Svenja Schulze, Minister for Environment, Nature Conservation and Nuclear Safety of Germany, said,
“Art. 6 can be a very important part of implementing the Paris Agreement but it must be designed to increase ambition. The San José Principles lay out the essence of a robust mechanism which ensures environmental integrity”


Isabella Lövin, Minister for Environment and Climate, and Deputy Prime Minister of Sweden, said,
“The San Jose Principles provide an important foundation for the architecture of Article 6. Robust accounting that ensures environmental integrity and avoids double counting is key for Article 6 to deliver on climate mitigation and raising ambition.”


Dan Jørgensen, Minister for Climate, Energy and Utilities , Denmark , said, “Denmark supports the San José principles. The world is counting on us to secure a robust system that fosters ambition”


Hon. James Shaw, Minister for Climate Change, New Zealand, said, “If we are to prevent the climate crisis, it is critically important for countries to work to the highest possible standards. This is why New Zealand supports the San Jose Principles on Article 6 of the Paris Agreement”


Eric Wiebes, Minister of Economic Affairs and Climate Policy of the Netherlands said,                                          “If we want real emission reductions, we should be absolutely firm on the environmental integrity of the multilateral system. Without proper accounting, our climate action will be meaningless. We can show flexibility on certain issues, but not on the San Jose Principles for international carbon markets.”

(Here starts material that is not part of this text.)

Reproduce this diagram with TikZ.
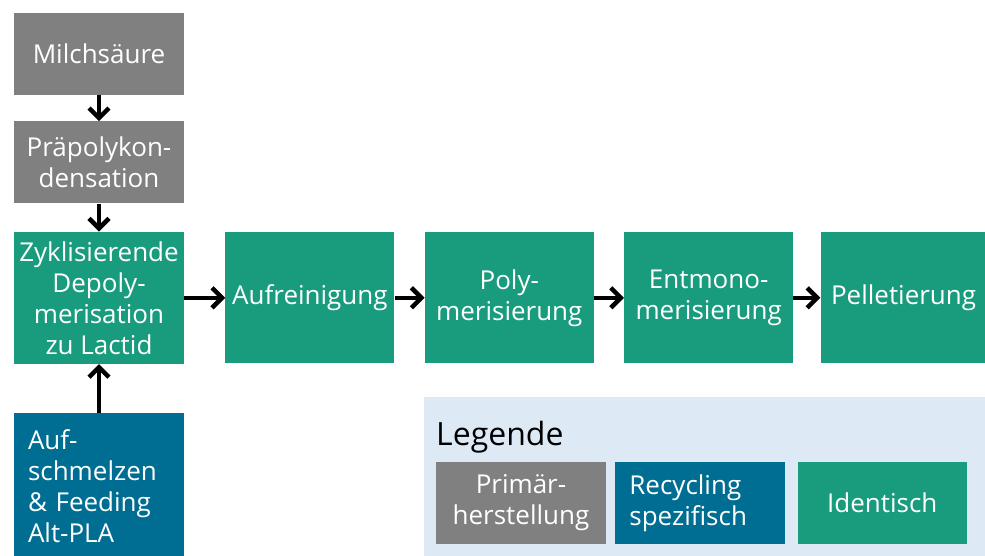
\documentclass[tikz,border=0pt]{standalone}
\usepackage{fontspec}
\setmainfont{Open Sans}
\usepackage{xcolor}
\usetikzlibrary{arrows.meta, positioning, backgrounds}

\definecolor{primgray}{RGB}{128,128,128}
\definecolor{identgreen}{RGB}{25,156,125}
\definecolor{recyblue}{RGB}{0,110,146}
\definecolor{legendbg}{RGB}{221,234,245}

\begin{document}
\begin{tikzpicture}[
        x=1pt, y=1pt,
        box/.style={
            rectangle, inner sep=0pt, minimum width=170pt, minimum height=131pt,
            text=white, align=center, font=\fontsize{26}{31}\selectfont
        },
        prim/.style={box, fill=primgray, minimum height=82pt},
        recy/.style={box, fill=recyblue, text width=142pt, align=left},
        ident/.style={box, fill=identgreen},
        legitem/.style={box, minimum height=82pt},
        arr/.style={-{Straight Barb[length=10pt, width=20pt]}, line width=4.5pt, black}
    ]
    \useasboundingbox (0,0) rectangle (985,-556);

    % === Primary chain ===
    \node[prim] (milch) at (99,-54) {Milchsäure};
    \node[prim, below=26pt of milch] (praepoly) {Präpolykon-\\densation};
    \node[ident, below=28pt of praepoly, minimum height=132pt] (zykl) {Zyklisierende\\Depoly-\\merisation\\zu Lactid};

    % === Shared process steps ===
    \node[ident, right=41pt of zykl, minimum width=169pt] (aufrein) {Aufreinigung};
    \node[ident, right=30pt of aufrein, minimum width=169pt] (polym) {Poly-\\merisierung};
    \node[ident, right=30pt of polym, minimum width=169pt] (entmono) {Entmono-\\merisierung};
    \node[ident, right=27pt of entmono, minimum width=166pt] (pellet) {Pelletierung};

    % === Recycling input ===
    \node[recy, below=49pt of zykl, minimum height=145pt] (aufschm) {Auf-\\schmelzen\\\& Feeding\\Alt-PLA};

    % === Flow arrows ===
    \draw[arr] (milch) -- (praepoly);
    \draw[arr] (praepoly) -- (zykl);
    \draw[arr] (aufschm) -- (zykl);
    \draw[arr] (zykl) -- (aufrein);
    \draw[arr] (aufrein) -- (polym);
    \draw[arr] (polym) -- (entmono);
    \draw[arr] (entmono) -- (pellet);

    % === Legend ===
    \node[anchor=base west, inner sep=0pt, font=\fontsize{32}{38}\selectfont] (legtitle) at (436,-445) {Legende};
    \node[legitem, fill=primgray] (lprim) at (521,-503) {Primär-\\herstellung};
    \node[legitem, recy, right=9pt of lprim, minimum height=82pt] (lrecy) {Recycling\\spezifisch};
    \node[legitem, fill=identgreen, right=12pt of lrecy, minimum width=169pt] (lident) {Identisch};
    \begin{scope}[on background layer]
        \fill[legendbg] (424,-397) rectangle (985,-556);
    \end{scope}

\end{tikzpicture}
\end{document}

Minister Alain Maron, Minister of  the Government of the Brussels-Capital Region, responsible for Climate Change, Environment, Energy and Participatory Democracy of Belgium, said,                                                      “We need robust and comprehensive rules for Article 6 so that markets can help drive ambition towards the PA goals and so that its environmental integrity and the SDGs are protected. We also need such rules to facilitate a global level playing field and to provide a signal of trust to all market actors.”


Ola Elvestuen, Norwegian Minister of Climate and Environment, said,                                                                    “We all need to increase ambition. Carbon markets can have an important role for us to do more together. If we follow the San Jose Principles we are promoting robust markets with environmental integrity.”

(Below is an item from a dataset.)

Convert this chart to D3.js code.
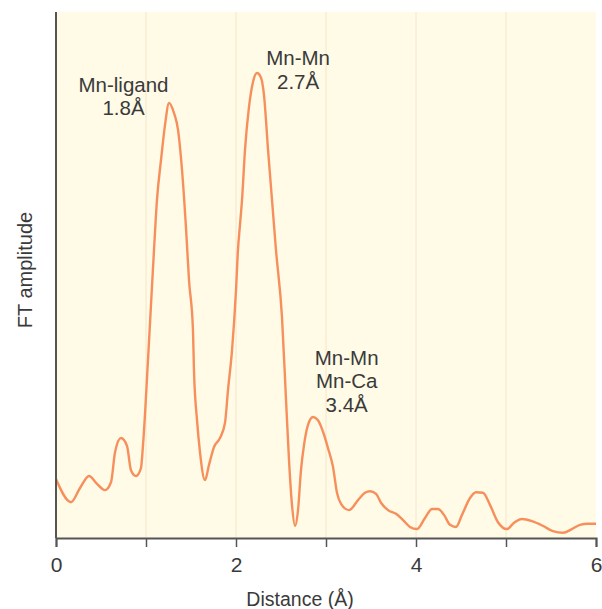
<!DOCTYPE html>
<html><head><meta charset="utf-8">
<script src="https://cdn.jsdelivr.net/npm/d3@7"></script>
<style>body{margin:0;background:#fff}text{font-family:"Liberation Sans",Arial,sans-serif;fill:#3a3a3a}</style>
</head><body><svg id="c" width="602" height="609"></svg>
<script>
const distance = [0,0.167,0.267,0.367,0.456,0.544,0.611,0.656,0.722,0.789,0.833,0.889,0.944,0.967,1.022,1.089,1.122,1.167,1.211,1.256,1.311,1.356,1.4,1.444,1.478,1.522,1.533,1.567,1.6,1.656,1.7,1.756,1.822,1.878,1.911,1.956,2.0,2.022,2.044,2.067,2.1,2.144,2.189,2.233,2.278,2.311,2.356,2.4,2.444,2.511,2.556,2.589,2.622,2.656,2.689,2.722,2.756,2.8,2.856,2.911,2.967,3.022,3.078,3.122,3.167,3.256,3.356,3.433,3.489,3.556,3.611,3.689,3.778,3.856,3.933,4.011,4.1,4.178,4.244,4.311,4.378,4.444,4.511,4.6,4.667,4.744,4.822,4.911,5.011,5.089,5.178,5.289,5.411,5.522,5.633,5.733,5.822,5.911,6.0];
const amplitude = [11.2,6.8,9.5,11.8,10.3,9.1,10.6,16.3,19.0,17.5,12.9,11.8,13.3,17.7,33.8,54.8,64.3,71.9,78.5,82.7,80.8,77.6,70.0,59.1,49.0,39.5,31.9,22.4,16.3,11.0,13.9,17.3,19.0,21.9,28.1,35.7,47.1,54.8,59.5,64.3,73.8,81.9,86.7,88.4,87.5,84.2,73.8,64.3,54.8,42.0,26.2,14.8,6.3,2.3,5.3,12.9,17.7,21.5,23.0,22.4,20.2,17.1,13.5,8.6,6.5,5.3,7.2,8.6,8.9,8.4,6.7,5.3,4.6,3.4,2.1,1.7,3.8,5.5,5.5,4.4,2.5,2.1,4.4,7.6,8.7,8.6,6.3,3.0,1.7,2.9,3.6,3.2,2.3,1.3,1.0,1.7,2.5,2.7,2.7];
const xTicks = [0,2,4,6];
const gridX = [1,2,3,4,5];
const annotations = [
  {x:0.75, y:84.8, lines:["Mn-ligand","1.8Å"]},
  {x:2.69, y:89.9, lines:["Mn-Mn","2.7Å"]},
  {x:3.23, y:32.9, lines:["Mn-Mn","Mn-Ca","3.4Å"]}
];
const xLabel = "Distance (Å)", yLabel = "FT amplitude";

const svg = d3.select("#c");
const x = d3.scaleLinear().domain([0,6]).range([56,596]);
const y = d3.scaleLinear().domain([0,100]).range([538,12]);

svg.append("rect").attr("x",56).attr("y",12).attr("width",540).attr("height",526).attr("fill","#fffbe6");
svg.selectAll(".g").data(gridX).enter().append("line")
  .attr("x1",d=>x(d)).attr("x2",d=>x(d)).attr("y1",12).attr("y2",538)
  .attr("stroke","#f6e6cc").attr("stroke-width",1);

const line = d3.line().x((d,i)=>x(distance[i])).y(d=>y(d)).curve(d3.curveMonotoneX);
svg.append("path").datum(amplitude).attr("d",line).attr("fill","none")
  .attr("stroke","#f78f5c").attr("stroke-width",2.4).attr("stroke-linejoin","round");

const xa = svg.append("g").attr("transform","translate(0,538)")
  .call(d3.axisBottom(x).tickValues(d3.range(0,7)).tickSize(9).tickFormat(d=>xTicks.includes(d)?d:""));
xa.select(".domain").attr("stroke","#555").attr("stroke-width",2);
xa.selectAll(".tick line").attr("stroke","#555").attr("stroke-width",1.5);
xa.selectAll(".tick text").attr("font-size",21).attr("dy","22px").style("fill","#3a3a3a")
  .attr("font-family","'Liberation Sans',Arial,sans-serif");

svg.append("line").attr("x1",56).attr("x2",56).attr("y1",12).attr("y2",538).attr("stroke","#555").attr("stroke-width",2);

svg.append("text").attr("x",300).attr("y",606).attr("text-anchor","middle").attr("font-size",19.5).text(xLabel);
svg.append("text").attr("transform","translate(32,270) rotate(-90)").attr("text-anchor","middle").attr("font-size",20).text(yLabel);

annotations.forEach(a=>{
  const t = svg.append("text").attr("text-anchor","middle").attr("font-size",20.5);
  a.lines.forEach((l,i)=>t.append("tspan").attr("x",x(a.x)).attr("y",y(a.y)+i*23.5).text(l));
});
</script></body></html>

Mrs. CAMILLE ROBINSON-REGIS, Hon. Minister of Planning and Development of the Republic of Trinidad and Tobago, said,
” The importance of environmental integrity and overall mitigation are essential and critical elements of the market rules under Article 6 of the Paris Agreement. The market must be governed by robust rules to inspire the confidence of the private sector  and state and non state entities to participate fully and so ensure that operational and effective market mechanism under Article 6 of the Paris Agreement. To do otherwise would undermine the utility of the market mechanism to contribute to the achievement of the objectives of the Paris Agreement. Trinidad and Tobago supports such a robust system of rules.”



For further information and additional comments contact:

Diego Arguedas Ortiz

Communication adviser, Costa Rican Delegation

Whatsapp: +506 8449 8301


San Jose Principles for High Ambition and Integrity in International Carbon Markets

At the Pre-COP, a large number of participants shared their expectations on what is needed to deliver a robust and ambitious outcome for Article 6. They were of the view that the implementation of the Paris Agreement must be firmly grounded in what the best available science tells us is necessary to deliver on the long-term temperature goal of the Agreement: the highest possible ambition in mitigation and adaptation.

As the end of the second commitment period of the Kyoto Protocol approaches, there is an urgent need for clarity with regard to the future international framework for use of market-based approaches towards international climate goals.

They expressed support to the COP presidency, and to work together with others to secure an ambitious outcome in Madrid to deliver the following principles, through an Article 6 rule book that at minimum:

  • Ensures environmental integrity and enables the highest possible mitigation ambition
  • Delivers an overall mitigation in global emissions, moving beyond zero-sum offsetting approaches to help accelerate the reduction of global greenhouse gas emissions
  • Prohibits the use of pre-2020 units, Kyoto units and allowances, and any underlying reductions toward Paris Agreement and other international goals
  • Ensures that double counting is avoided and that all use of markets toward international climate goals is subject to corresponding adjustments.
  • Avoids locking in levels of emissions, technologies or carbon-intensive practices incompatible with the achievement of the Paris Agreement’s long-term temperature goal.
  • Applies allocation methodologies and baseline methodologies that support domestic NDC achievement and contribute to achievement of the Paris Agreement’s long-term temperature goal
  • Uses CO2-equivalence in reporting and accounting for emissions and removals, fully applying the principles of transparency, accuracy, consistency, comparability and completeness
  • Uses centrally and publicly accessible infrastructure and systems to collect, track, and share the information necessary for robust and transparent accounting
  • Ensures incentives to progression and supports all Parties in moving toward economy-wide emission targets.
  • Contributes to quantifiable and predictable financial resources to be used by developing country Parties that are particularly vulnerable to the adverse effects of climate change to meet the costs of adaptation
  • Recognizes the importance of capacity building to enable the widest possible participation by Parties under Article 6

They further recognize the importance of Article 6.8 in supporting Parties in the implementation of their NDCs through non-market approaches.

They invited other countries, multi-national and sub-national entities and multinational institutions to join us in the full operationalization of all the above principles, to support the highest possible ambition and environmental integrity.